Edward, who said his organization relied on observers on the ground in Syria, said two historic churches have been burned by the militants, one in Tal Hurmiz and the other in Qaber Shamiyeh.

Yunan Ruel Odishu, a priest from Tal Hurmiz currently in Dohuk, Iraq, said the Islamic State group issued a statement last month warning them to remove the cross from the village church, but the priest there didn’t respond.

“In the last few days, they attacked all the villages. We think as a response to that,” he said.

The Britain-based Syrian Observatory for Human Rights and a Christian group called the Syriac Military Council said heavy clashes against militants in the area were continuing. The group, which is fighting alongside Kurds and Arab militiamen, said three of its fighters were killed in Tal Hurmiz Tuesday.

“The Syriac Military Council and the Khabur Guards are determined to fight back ISIS, to regain the Assyrian villages and to release the Assyrian Christian hostages from ISIS,” it said in a statement, using an alternate acronym for the Islamic State group.

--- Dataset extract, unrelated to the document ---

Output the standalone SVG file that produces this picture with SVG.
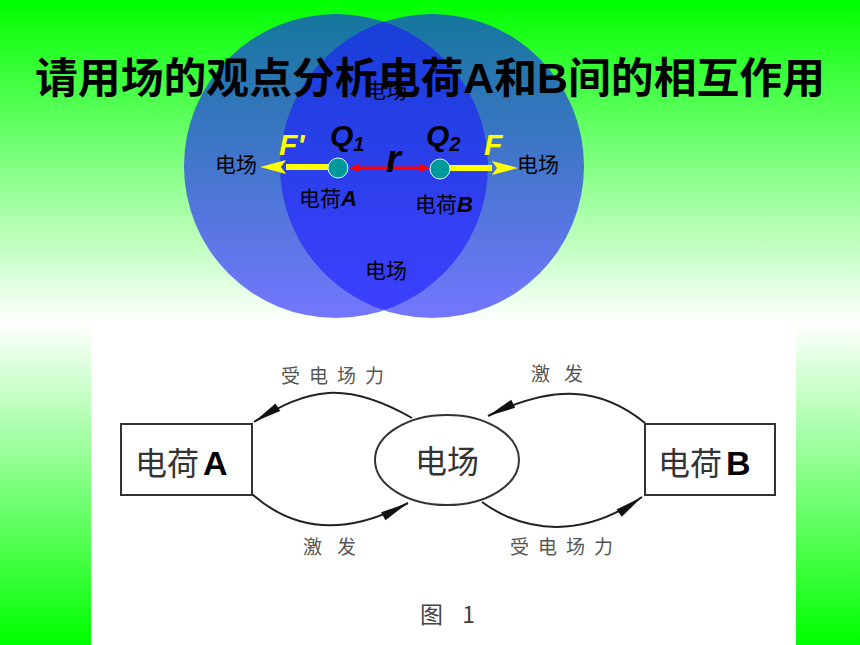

The Islamic State group has a history of killing captives, including foreign journalists, Syrian soldiers and Kurdish militiamen. Most recently, militants in Libya affiliated with the extremist group released a video showing the beheading of 21 Egyptian Christians.

The extremists could also use the Assyrian captives to try to arrange a prisoner swap with the Kurdish militias it is battling in northeastern Syria.